Wednesday, September 2, 2009

When to forgive?

Sometimes, I am not sure whether or how to forgive. I feel confused.
I ask myself:

a. Jesus (What would Jesus do?) It's been suggested that we ask this when confused about how to proceed. Jesus was not always Mr. Kindness and forgiveness. He kicked over the tables of the moneychangers. He cursed a tree that wouldn't flower for him. So how do we know when to forgive and when to start kicking? (I had Sissy acting like Jesus in my kids' book, Frog Haven!)

b. Buddha (What would Buddha do?) Imperturbability? I can only FAKE IT! I can "Act as if." I can pretend. But inside is a maelstrom. It rears its ugly head when my guard is down. How can I calm the maelstrom inside? (Prayer helps).

5 comments:

Great Grandma Lin said...

interesting question-think you need to calm yourself first and truly work through your emotion before forgiveness can come. The savior knew himself and why he was here, sometimes we forget.

Pauline said...

Isn't forgiveness more a letting go than a doing? I've been away from formal religion for ages but I've learned that when I let go, stop thinking about the "wrong" done me and replace my thoughts with those of all that is good in my life, forgiveness makes its own path in my heart.

Mary Stebbins Taitt said...

Letting go for me has to be a conscious act, even if great time has passed--unless, of course, I truly forget.

And, as a conscious act, it is a doing of sorts. Maybe I am doing it wrong.

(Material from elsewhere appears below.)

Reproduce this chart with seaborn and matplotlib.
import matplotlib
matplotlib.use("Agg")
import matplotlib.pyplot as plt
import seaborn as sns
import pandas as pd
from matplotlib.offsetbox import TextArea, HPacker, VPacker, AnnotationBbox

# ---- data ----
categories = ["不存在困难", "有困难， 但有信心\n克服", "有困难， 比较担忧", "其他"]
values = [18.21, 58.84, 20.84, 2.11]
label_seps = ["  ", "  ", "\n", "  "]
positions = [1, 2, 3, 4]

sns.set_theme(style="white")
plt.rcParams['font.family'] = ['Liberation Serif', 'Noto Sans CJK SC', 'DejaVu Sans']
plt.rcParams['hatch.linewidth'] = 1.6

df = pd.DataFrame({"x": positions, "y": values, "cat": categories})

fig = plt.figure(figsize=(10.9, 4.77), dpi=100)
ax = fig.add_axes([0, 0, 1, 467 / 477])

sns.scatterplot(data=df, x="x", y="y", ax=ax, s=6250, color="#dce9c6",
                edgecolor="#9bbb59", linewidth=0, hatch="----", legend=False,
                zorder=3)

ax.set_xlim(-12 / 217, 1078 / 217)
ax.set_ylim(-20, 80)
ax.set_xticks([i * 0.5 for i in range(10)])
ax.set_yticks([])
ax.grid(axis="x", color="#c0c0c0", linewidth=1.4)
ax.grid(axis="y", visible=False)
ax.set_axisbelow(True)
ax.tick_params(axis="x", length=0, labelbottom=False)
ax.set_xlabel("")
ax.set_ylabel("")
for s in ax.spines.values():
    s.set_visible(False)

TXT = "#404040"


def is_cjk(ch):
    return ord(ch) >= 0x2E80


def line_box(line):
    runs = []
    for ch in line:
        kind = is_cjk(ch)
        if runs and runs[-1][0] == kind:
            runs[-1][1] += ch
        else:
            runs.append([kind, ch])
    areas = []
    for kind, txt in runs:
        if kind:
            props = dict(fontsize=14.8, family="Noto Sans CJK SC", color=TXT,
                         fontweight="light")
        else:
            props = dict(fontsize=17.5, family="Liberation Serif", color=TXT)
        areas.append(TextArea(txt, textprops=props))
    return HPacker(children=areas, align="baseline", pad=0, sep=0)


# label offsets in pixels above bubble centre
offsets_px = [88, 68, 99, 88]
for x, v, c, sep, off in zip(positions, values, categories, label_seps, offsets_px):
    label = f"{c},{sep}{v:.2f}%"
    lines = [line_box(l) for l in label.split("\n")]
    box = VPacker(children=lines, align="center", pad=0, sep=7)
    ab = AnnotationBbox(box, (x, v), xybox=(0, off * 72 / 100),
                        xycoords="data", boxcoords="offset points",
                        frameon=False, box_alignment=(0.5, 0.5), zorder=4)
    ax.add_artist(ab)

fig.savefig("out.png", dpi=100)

Currently, someone has wronged me and not apologized and I am trying to let go of my hurt, feelings of betrayal, and anger. Prayer and mediation do help.

Unknown said...

Forgiveness can be very difficult. I've gotten better as I've aged but it takes repeated conversations with myself to come to a place I can even decide which road to take. I know taking the grudge-holding path is bad for everyone, but it sometimes seems like the easiest road to take. Ultimately it is not.

Mary Stebbins Taitt said...

I do not want to be the kind of person who holds a grudge or worse yet, retaliates or seeks revenge.

Vengeance is mine, sayeth the Lord.

But when I am angry, I notice that I want to make little retaliatory remarks or actions. It is hard to restrain myself and takes great care. When I am tired, it is even harder.